WINDOW INTO THE FUTURE

Research and development trends, these experts agree, strongly suggest that high-performance composites will be technically and economically feasible well beyond their current state by the early 2020s.
 
“The opportunities are huge,” Chivers said, “because more and more people believe the use of composites is the solution to meeting the world’s demand for more innovative products.”

To meet the high production demands of automotive and aerospace companies, engineers as the Institute of Advances Composites Manufacturing Innovation are working on a new methods for accelerating composite-parts manufacturing. (Image © Composites Manufacturing and Simulation Center, Purdue University)

Those products likely will come not only from automotive and aerospace companies, but from leisure goods and sustainable energy applications as well. While advanced composites have proven their value in light-weight applications in auto and aerospace, they also apply to products with complex shapes and advanced styling – including bicycles, golf clubs and lacrosse sticks – that can’t be achieved by bending metal.

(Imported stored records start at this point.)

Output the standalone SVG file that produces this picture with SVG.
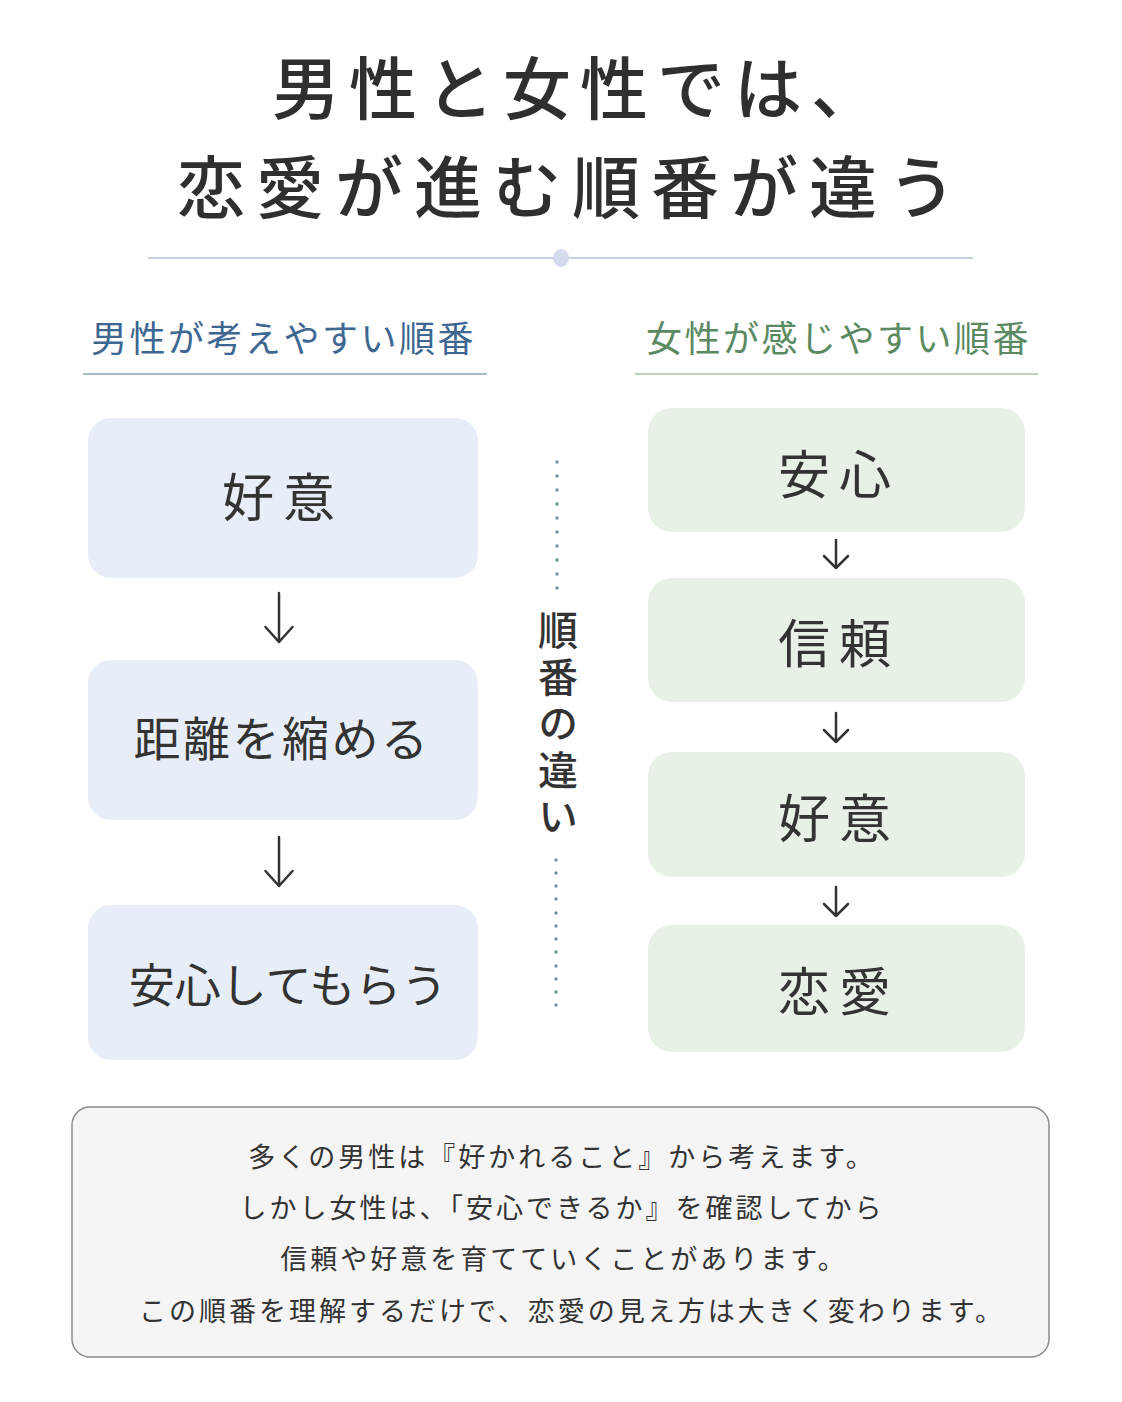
<svg xmlns="http://www.w3.org/2000/svg" width="1122" height="1402" viewBox="0 0 1122 1402">
<style>
text{font-family:"Noto Sans CJK JP","Noto Sans CJK SC",sans-serif;fill:#333;}
.title{font-size:68px;font-weight:500;letter-spacing:9px;fill:#2f2f2f;}
.hl{font-size:36px;letter-spacing:2.5px;fill:#3d6791;}
.hr{font-size:36px;letter-spacing:2.5px;fill:#5b8a62;}
.bl{fill:#e8eef8;}
.bg{fill:#e8f1e6;}
.lab{font-size:47px;text-anchor:middle;fill:#333;}
.big{font-size:52px;letter-spacing:9px;}
.vt{font-size:40px;font-weight:500;fill:#333;writing-mode:vertical-rl;letter-spacing:6.5px;}
.note{font-size:27px;letter-spacing:3px;text-anchor:middle;fill:#333;}
.arr{fill:none;stroke:#333;stroke-width:2.5;stroke-linecap:round;stroke-linejoin:round;}
.dot{fill:#6f939c;}
</style>
<rect width="1122" height="1402" fill="#ffffff"/>

<g id="title">
<text class="title" x="272" y="114">男性と女性では、</text>
<text class="title" x="177" y="213" style="letter-spacing:11px">恋愛が進む順番が違う</text>
<line x1="148" y1="258" x2="973" y2="258" stroke="#c8d0e2" stroke-width="2"/>
<ellipse cx="561" cy="258" rx="8" ry="9" fill="#d3dbec"/>
</g>

<g id="heading-left">
<text class="hl" x="91" y="352">男性が考えやすい順番</text>
<line x1="83" y1="374" x2="487" y2="374" stroke="#8aa5bf" stroke-width="1.5"/>
</g>
<g id="heading-right">
<text class="hr" x="646" y="352">女性が感じやすい順番</text>
<line x1="635" y1="374" x2="1038" y2="374" stroke="#a3bfa6" stroke-width="1.5"/>
</g>

<g id="L1"><rect class="bl" x="88" y="418" width="390" height="160" rx="23"/><text class="lab big" x="283" y="517">好意</text></g>
<g id="L2"><rect class="bl" x="88" y="660" width="390" height="160" rx="23"/><text class="lab" x="282" y="756" style="letter-spacing:2.5px">距離を縮める</text></g>
<g id="L3"><rect class="bl" x="88" y="905" width="390" height="155" rx="23"/><text class="lab" x="288" y="1002" style="font-size:46px">安心してもらう</text></g>

<g id="R1"><rect class="bg" x="648" y="408" width="377" height="124" rx="24"/><text class="lab big" x="839" y="494">安心</text></g>
<g id="R2"><rect class="bg" x="648" y="578" width="377" height="124" rx="24"/><text class="lab big" x="839" y="663">信頼</text></g>
<g id="R3"><rect class="bg" x="648" y="752" width="377" height="125" rx="24"/><text class="lab big" x="839" y="838">好意</text></g>
<g id="R4"><rect class="bg" x="648" y="925" width="377" height="127" rx="24"/><text class="lab big" x="839" y="1011">恋愛</text></g>

<g id="connectors">
<path class="arr" d="M279 593 V642 M265.5 627 L279 642 L292.5 627"/>
<path class="arr" d="M279 837 V886 M265.5 871 L279 886 L292.5 871"/>
<path class="arr" d="M836 540 V568 M824 556 L836 568 L848 556"/>
<path class="arr" d="M836 713 V742 M824 730 L836 742 L848 730"/>
<path class="arr" d="M836 887 V916 M824 904 L836 916 L848 904"/>
</g>

<g id="divider">
<circle class="dot" cx="557" cy="462" r="1.7"/>
<circle class="dot" cx="557" cy="476" r="1.7"/>
<circle class="dot" cx="557" cy="490" r="1.7"/>
<circle class="dot" cx="557" cy="504" r="1.7"/>
<circle class="dot" cx="557" cy="518" r="1.7"/>
<circle class="dot" cx="557" cy="532" r="1.7"/>
<circle class="dot" cx="557" cy="546" r="1.7"/>
<circle class="dot" cx="557" cy="560" r="1.7"/>
<circle class="dot" cx="557" cy="574" r="1.7"/>
<circle class="dot" cx="557" cy="588" r="1.7"/>
<text class="vt" x="558" y="610">順番の違い</text>
<circle class="dot" cx="556" cy="860" r="1.7"/>
<circle class="dot" cx="556" cy="873" r="1.7"/>
<circle class="dot" cx="556" cy="886" r="1.7"/>
<circle class="dot" cx="556" cy="899" r="1.7"/>
<circle class="dot" cx="556" cy="913" r="1.7"/>
<circle class="dot" cx="556" cy="926" r="1.7"/>
<circle class="dot" cx="556" cy="939" r="1.7"/>
<circle class="dot" cx="556" cy="952" r="1.7"/>
<circle class="dot" cx="556" cy="966" r="1.7"/>
<circle class="dot" cx="556" cy="979" r="1.7"/>
<circle class="dot" cx="556" cy="992" r="1.7"/>
<circle class="dot" cx="556" cy="1005" r="1.7"/>
</g>

<g id="note">
<rect x="72" y="1107" width="977" height="250" rx="18" fill="#f5f5f5" stroke="#8c8c8c" stroke-width="1.5"/>
<text class="note" x="562" y="1167">多くの男性は『好かれること』から考えます。</text>
<text class="note" x="562" y="1218">しかし女性は、「安心できるか』を確認してから</text>
<text class="note" x="564" y="1269">信頼や好意を育てていくことがあります。</text>
<text class="note" x="572" y="1321">この順番を理解するだけで、恋愛の見え方は大きく変わります。</text>
</g>
</svg>
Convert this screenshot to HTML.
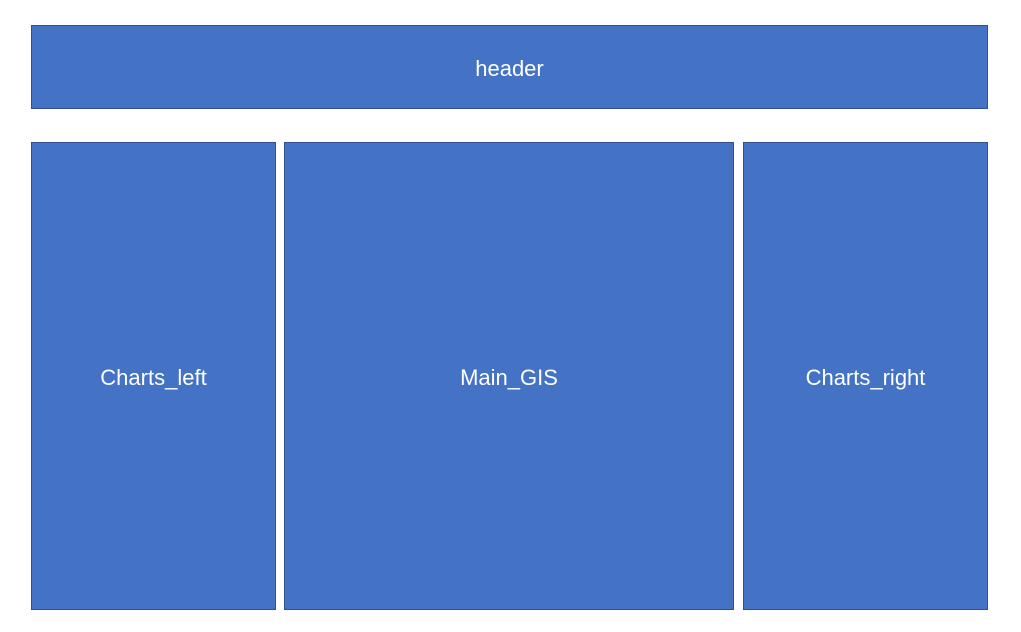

Advanced composites also reduce noise and vibration, a characteristic important to automobiles, airplanes and wind turbines.

To achieve all of these applications, Pipes said, simulation will be critical to advancing composites, and other technologies too.

“Simulation will become the language of innovation, with the collective knowledge base of engineering communities residing in simulation tools,” Pipes said. “This is where the future is going.”